- **Task brief**
Leave out any pictures and transcribe all other data below exactly.

::: Data shown :::

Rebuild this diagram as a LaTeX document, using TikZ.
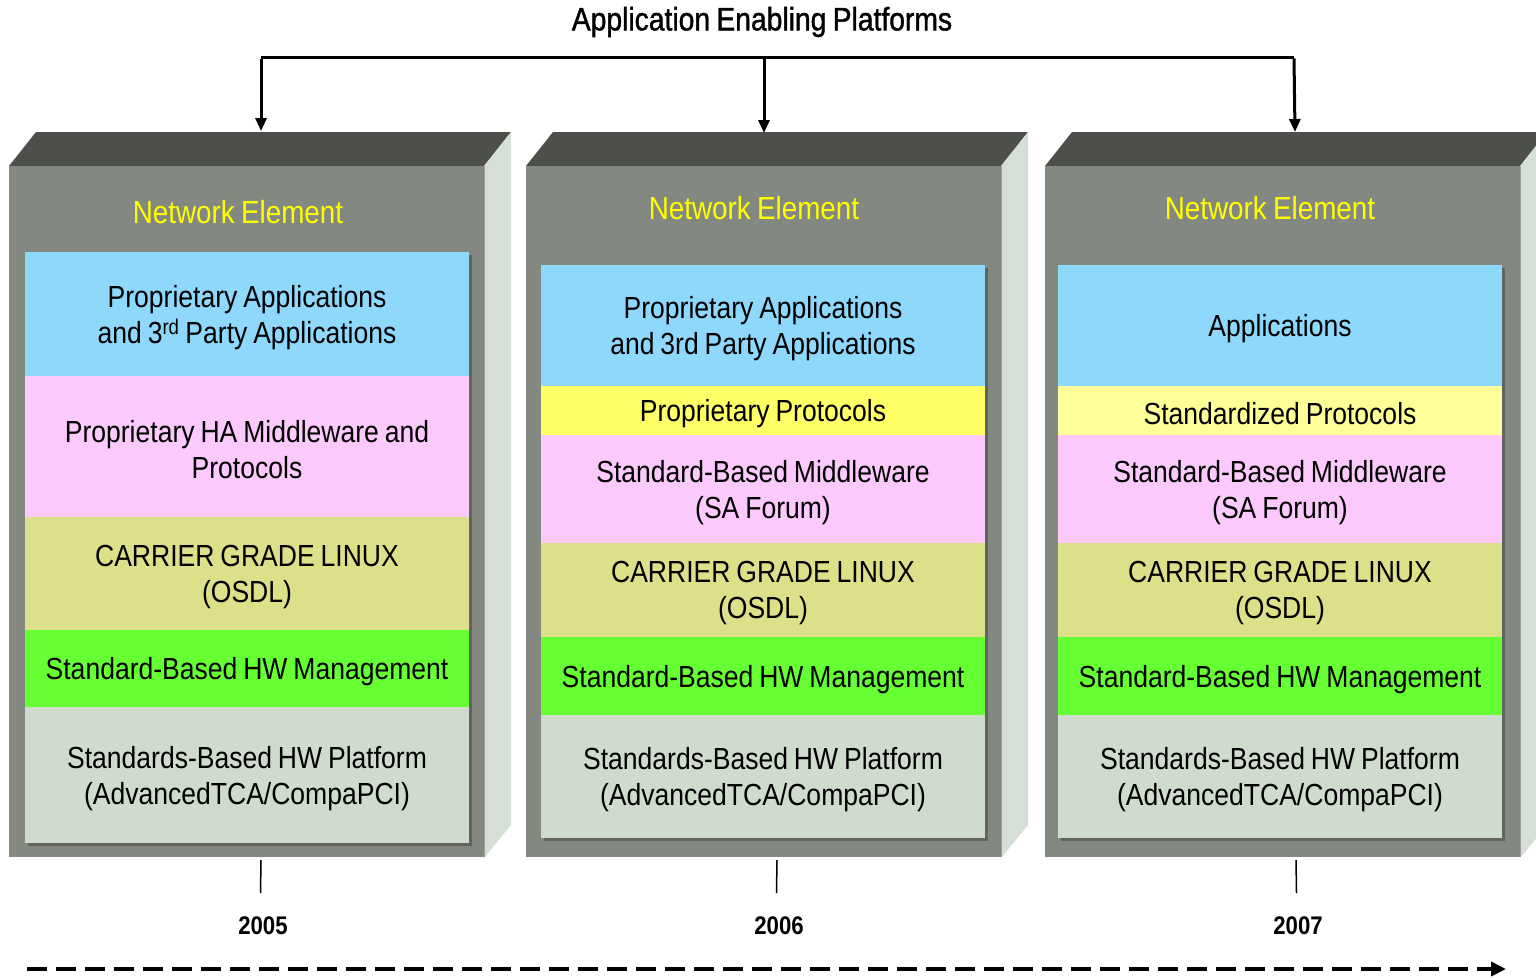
\documentclass[tikz,border=0pt]{standalone}
\usepackage{fontspec}
\setmainfont[FakeStretch=0.87,WordSpace=0.8]{Liberation Sans}
\newfontfamily\headfont[FakeStretch=0.87,WordSpace=0.8,FakeBold=1.2]{Liberation Sans}
\usetikzlibrary{arrows.meta}

\definecolor{frontgray}{HTML}{838880}
\definecolor{topgray}{HTML}{4D4F4B}
\definecolor{sidegray}{HTML}{D5DFD5}
\definecolor{appblue}{HTML}{8ED8FC}
\definecolor{mwpink}{HTML}{FBC9FB}
\definecolor{osolive}{HTML}{DDE088}
\definecolor{hwgreen}{HTML}{66FF33}
\definecolor{platgray}{HTML}{CFDBCD}
\definecolor{protoyellow}{HTML}{FFFF66}
\definecolor{stdyellow}{HTML}{FFFF99}
\definecolor{titleyellow}{HTML}{FFFF00}

\tikzset{
  layer/.style={inner sep=0pt, outer sep=0pt, minimum width=444pt},
  layertext/.style={inner sep=0pt, align=center, yshift=-3.5pt,
    font=\fontsize{30.5}{36}\selectfont},
  netlabel/.style={inner sep=0pt, text=titleyellow, font=\fontsize{32}{36}\selectfont},
  yearlabel/.style={inner sep=0pt, font=\fontsize{25.5}{30}\selectfont\bfseries},
  feed/.style={line width=3pt, -{Triangle[width=11pt,length=13pt]}},
  tick/.style={line width=1.5pt},
  timeline/.style={line width=4pt, dash pattern=on 20pt off 9pt,
    -{Triangle[width=14pt,length=15pt]}},
  shadowbox/.style={fill=black, opacity=0.25}
}

% one 3-D cabinet: left edge of the front face, given in points
\newcommand{\cabinet}[1]{%
  \fill[topgray] (#1,166) -- (#1+27,132) -- (#1+502,132) -- (#1+475,166) -- cycle;
  \fill[frontgray] (#1,166) rectangle (#1+475,857);
  \fill[sidegray] (#1+475,166) -- (#1+502,132) -- (#1+502,825) -- (#1+475,858) -- cycle;
  \draw[line width=1pt, color=frontgray!80!white] (#1+475.5,166) -- (#1+475.5,857);
}

\begin{document}
\begin{tikzpicture}[x=1pt,y=-1pt]
\useasboundingbox (0,0) rectangle (1536,977);

% cabinets
\cabinet{9}
\cabinet{526}
\cabinet{1045}

% shadows behind the layer stacks
\fill[shadowbox] (28,255) rectangle (472,846);
\fill[shadowbox] (544,268) rectangle (988,841);
\fill[shadowbox] (1061,268) rectangle (1505,841);

% ---- 2005 stack ----
\node[netlabel] (ne1) at (238,212) {Network Element};
\node[layer, fill=appblue,  minimum height=124pt] (a1) at (247,314) {};
\node[layer, fill=mwpink,   minimum height=141pt] (m1) at (247,446.5) {};
\node[layer, fill=osolive,  minimum height=113pt] (o1) at (247,573.5) {};
\node[layer, fill=hwgreen,  minimum height=77pt]  (g1) at (247,668.5) {};
\node[layer, fill=platgray, minimum height=136pt] (p1) at (247,775) {};
\node[layertext] (a1t) at (a1.center)
  {Proprietary Applications\\and 3\textsuperscript{rd} Party Applications};
\node[layertext] (m1t) at (m1.center) {Proprietary HA Middleware and\\Protocols};
\node[layertext] (o1t) at (o1.center) {CARRIER GRADE LINUX\\(OSDL)};
\node[layertext] (g1t) at (g1.center) {Standard-Based HW Management};
\node[layertext] (p1t) at (p1.center)
  {Standards-Based HW Platform\\(AdvancedTCA/CompaPCI)};

% ---- 2006 stack ----
\node[netlabel] (ne2) at (754,208) {Network Element};
\node[layer, fill=appblue,     minimum height=121pt] (a2) at (763,325.5) {};
\node[layer, fill=protoyellow, minimum height=49pt]  (r2) at (763,410.5) {};
\node[layer, fill=mwpink,      minimum height=108pt] (m2) at (763,489) {};
\node[layer, fill=osolive,     minimum height=94pt]  (o2) at (763,590) {};
\node[layer, fill=hwgreen,     minimum height=78pt]  (g2) at (763,676) {};
\node[layer, fill=platgray,    minimum height=123pt] (p2) at (763,776.5) {};
\node[layertext] (a2t) at (a2.center)
  {Proprietary Applications\\and 3rd Party Applications};
\node[layertext] (r2t) at (r2.center) {Proprietary Protocols};
\node[layertext] (m2t) at (m2.center) {Standard-Based Middleware\\(SA Forum)};
\node[layertext] (o2t) at (o2.center) {CARRIER GRADE LINUX\\(OSDL)};
\node[layertext] (g2t) at (g2.center) {Standard-Based HW Management};
\node[layertext] (p2t) at (p2.center)
  {Standards-Based HW Platform\\(AdvancedTCA/CompaPCI)};

% ---- 2007 stack ----
\node[netlabel] (ne3) at (1270,208) {Network Element};
\node[layer, fill=appblue,   minimum height=121pt] (a3) at (1280,325.5) {};
\node[layer, fill=stdyellow, minimum height=49pt]  (r3) at (1280,410.5) {};
\node[layer, fill=mwpink,    minimum height=108pt] (m3) at (1280,489) {};
\node[layer, fill=osolive,   minimum height=94pt]  (o3) at (1280,590) {};
\node[layer, fill=hwgreen,   minimum height=78pt]  (g3) at (1280,676) {};
\node[layer, fill=platgray,  minimum height=123pt] (p3) at (1280,776.5) {};
\node[layertext] (a3t) at (a3.center) {Applications};
\node[layertext] (r3t) at (r3.center) {Standardized Protocols};
\node[layertext] (m3t) at (m3.center) {Standard-Based Middleware\\(SA Forum)};
\node[layertext] (o3t) at (o3.center) {CARRIER GRADE LINUX\\(OSDL)};
\node[layertext] (g3t) at (g3.center) {Standard-Based HW Management};
\node[layertext] (p3t) at (p3.center)
  {Standards-Based HW Platform\\(AdvancedTCA/CompaPCI)};

% ---- platform bracket ----
\node[inner sep=0pt, font=\fontsize{32.5}{38}\headfont] (title) at (762,22)
  {Application Enabling Platforms};
\coordinate (j1) at (261,57);
\coordinate (j2) at (764,57);
\coordinate (j3) at (1294,57);
\coordinate (t1) at (261,131);
\coordinate (t2) at (764,133);
\coordinate (t3) at (1295,132);
\draw[line width=3pt] (j1) -- (j3);
\draw[feed] ([yshift=-1.5pt]j1) -- (t1);
\draw[feed] (j2) -- (t2);
\draw[feed] ([yshift=-1.5pt]j3) -- (t3);

% ---- time line ----
\node[yearlabel] (y1) at (263,926) {2005};
\node[yearlabel] (y2) at (779,926) {2006};
\node[yearlabel] (y3) at (1298,926) {2007};
\coordinate (k1) at (261,860);
\coordinate (k2) at (777,860);
\coordinate (k3) at (1296,860);
\draw[tick] (k1) -- (260.5,893);
\draw[tick] (k2) -- (776.5,893);
\draw[tick] (k3) -- (1296.5,893);
\coordinate (ts) at (27,969);
\coordinate (te) at (1506,969);
\draw[timeline] (ts) -- (te);
\end{tikzpicture}
\end{document}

:::

- **Response to this task**
Rebuild this diagram as a LaTeX document, using TikZ.
\documentclass[tikz,border=0pt]{standalone}
\usepackage{fontspec}
\setmainfont[FakeStretch=0.87,WordSpace=0.8]{Liberation Sans}
\newfontfamily\headfont[FakeStretch=0.87,WordSpace=0.8,FakeBold=1.2]{Liberation Sans}
\usetikzlibrary{arrows.meta}

\definecolor{frontgray}{HTML}{838880}
\definecolor{topgray}{HTML}{4D4F4B}
\definecolor{sidegray}{HTML}{D5DFD5}
\definecolor{appblue}{HTML}{8ED8FC}
\definecolor{mwpink}{HTML}{FBC9FB}
\definecolor{osolive}{HTML}{DDE088}
\definecolor{hwgreen}{HTML}{66FF33}
\definecolor{platgray}{HTML}{CFDBCD}
\definecolor{protoyellow}{HTML}{FFFF66}
\definecolor{stdyellow}{HTML}{FFFF99}
\definecolor{titleyellow}{HTML}{FFFF00}

\tikzset{
  layer/.style={inner sep=0pt, outer sep=0pt, minimum width=444pt},
  layertext/.style={inner sep=0pt, align=center, yshift=-3.5pt,
    font=\fontsize{30.5}{36}\selectfont},
  netlabel/.style={inner sep=0pt, text=titleyellow, font=\fontsize{32}{36}\selectfont},
  yearlabel/.style={inner sep=0pt, font=\fontsize{25.5}{30}\selectfont\bfseries},
  feed/.style={line width=3pt, -{Triangle[width=11pt,length=13pt]}},
  tick/.style={line width=1.5pt},
  timeline/.style={line width=4pt, dash pattern=on 20pt off 9pt,
    -{Triangle[width=14pt,length=15pt]}},
  shadowbox/.style={fill=black, opacity=0.25}
}

% one 3-D cabinet: left edge of the front face, given in points
\newcommand{\cabinet}[1]{%
  \fill[topgray] (#1,166) -- (#1+27,132) -- (#1+502,132) -- (#1+475,166) -- cycle;
  \fill[frontgray] (#1,166) rectangle (#1+475,857);
  \fill[sidegray] (#1+475,166) -- (#1+502,132) -- (#1+502,825) -- (#1+475,858) -- cycle;
  \draw[line width=1pt, color=frontgray!80!white] (#1+475.5,166) -- (#1+475.5,857);
}

\begin{document}
\begin{tikzpicture}[x=1pt,y=-1pt]
\useasboundingbox (0,0) rectangle (1536,977);

% cabinets
\cabinet{9}
\cabinet{526}
\cabinet{1045}

% shadows behind the layer stacks
\fill[shadowbox] (28,255) rectangle (472,846);
\fill[shadowbox] (544,268) rectangle (988,841);
\fill[shadowbox] (1061,268) rectangle (1505,841);

% ---- 2005 stack ----
\node[netlabel] (ne1) at (238,212) {Network Element};
\node[layer, fill=appblue,  minimum height=124pt] (a1) at (247,314) {};
\node[layer, fill=mwpink,   minimum height=141pt] (m1) at (247,446.5) {};
\node[layer, fill=osolive,  minimum height=113pt] (o1) at (247,573.5) {};
\node[layer, fill=hwgreen,  minimum height=77pt]  (g1) at (247,668.5) {};
\node[layer, fill=platgray, minimum height=136pt] (p1) at (247,775) {};
\node[layertext] (a1t) at (a1.center)
  {Proprietary Applications\\and 3\textsuperscript{rd} Party Applications};
\node[layertext] (m1t) at (m1.center) {Proprietary HA Middleware and\\Protocols};
\node[layertext] (o1t) at (o1.center) {CARRIER GRADE LINUX\\(OSDL)};
\node[layertext] (g1t) at (g1.center) {Standard-Based HW Management};
\node[layertext] (p1t) at (p1.center)
  {Standards-Based HW Platform\\(AdvancedTCA/CompaPCI)};

% ---- 2006 stack ----
\node[netlabel] (ne2) at (754,208) {Network Element};
\node[layer, fill=appblue,     minimum height=121pt] (a2) at (763,325.5) {};
\node[layer, fill=protoyellow, minimum height=49pt]  (r2) at (763,410.5) {};
\node[layer, fill=mwpink,      minimum height=108pt] (m2) at (763,489) {};
\node[layer, fill=osolive,     minimum height=94pt]  (o2) at (763,590) {};
\node[layer, fill=hwgreen,     minimum height=78pt]  (g2) at (763,676) {};
\node[layer, fill=platgray,    minimum height=123pt] (p2) at (763,776.5) {};
\node[layertext] (a2t) at (a2.center)
  {Proprietary Applications\\and 3rd Party Applications};
\node[layertext] (r2t) at (r2.center) {Proprietary Protocols};
\node[layertext] (m2t) at (m2.center) {Standard-Based Middleware\\(SA Forum)};
\node[layertext] (o2t) at (o2.center) {CARRIER GRADE LINUX\\(OSDL)};
\node[layertext] (g2t) at (g2.center) {Standard-Based HW Management};
\node[layertext] (p2t) at (p2.center)
  {Standards-Based HW Platform\\(AdvancedTCA/CompaPCI)};

% ---- 2007 stack ----
\node[netlabel] (ne3) at (1270,208) {Network Element};
\node[layer, fill=appblue,   minimum height=121pt] (a3) at (1280,325.5) {};
\node[layer, fill=stdyellow, minimum height=49pt]  (r3) at (1280,410.5) {};
\node[layer, fill=mwpink,    minimum height=108pt] (m3) at (1280,489) {};
\node[layer, fill=osolive,   minimum height=94pt]  (o3) at (1280,590) {};
\node[layer, fill=hwgreen,   minimum height=78pt]  (g3) at (1280,676) {};
\node[layer, fill=platgray,  minimum height=123pt] (p3) at (1280,776.5) {};
\node[layertext] (a3t) at (a3.center) {Applications};
\node[layertext] (r3t) at (r3.center) {Standardized Protocols};
\node[layertext] (m3t) at (m3.center) {Standard-Based Middleware\\(SA Forum)};
\node[layertext] (o3t) at (o3.center) {CARRIER GRADE LINUX\\(OSDL)};
\node[layertext] (g3t) at (g3.center) {Standard-Based HW Management};
\node[layertext] (p3t) at (p3.center)
  {Standards-Based HW Platform\\(AdvancedTCA/CompaPCI)};

% ---- platform bracket ----
\node[inner sep=0pt, font=\fontsize{32.5}{38}\headfont] (title) at (762,22)
  {Application Enabling Platforms};
\coordinate (j1) at (261,57);
\coordinate (j2) at (764,57);
\coordinate (j3) at (1294,57);
\coordinate (t1) at (261,131);
\coordinate (t2) at (764,133);
\coordinate (t3) at (1295,132);
\draw[line width=3pt] (j1) -- (j3);
\draw[feed] ([yshift=-1.5pt]j1) -- (t1);
\draw[feed] (j2) -- (t2);
\draw[feed] ([yshift=-1.5pt]j3) -- (t3);

% ---- time line ----
\node[yearlabel] (y1) at (263,926) {2005};
\node[yearlabel] (y2) at (779,926) {2006};
\node[yearlabel] (y3) at (1298,926) {2007};
\coordinate (k1) at (261,860);
\coordinate (k2) at (777,860);
\coordinate (k3) at (1296,860);
\draw[tick] (k1) -- (260.5,893);
\draw[tick] (k2) -- (776.5,893);
\draw[tick] (k3) -- (1296.5,893);
\coordinate (ts) at (27,969);
\coordinate (te) at (1506,969);
\draw[timeline] (ts) -- (te);
\end{tikzpicture}
\end{document}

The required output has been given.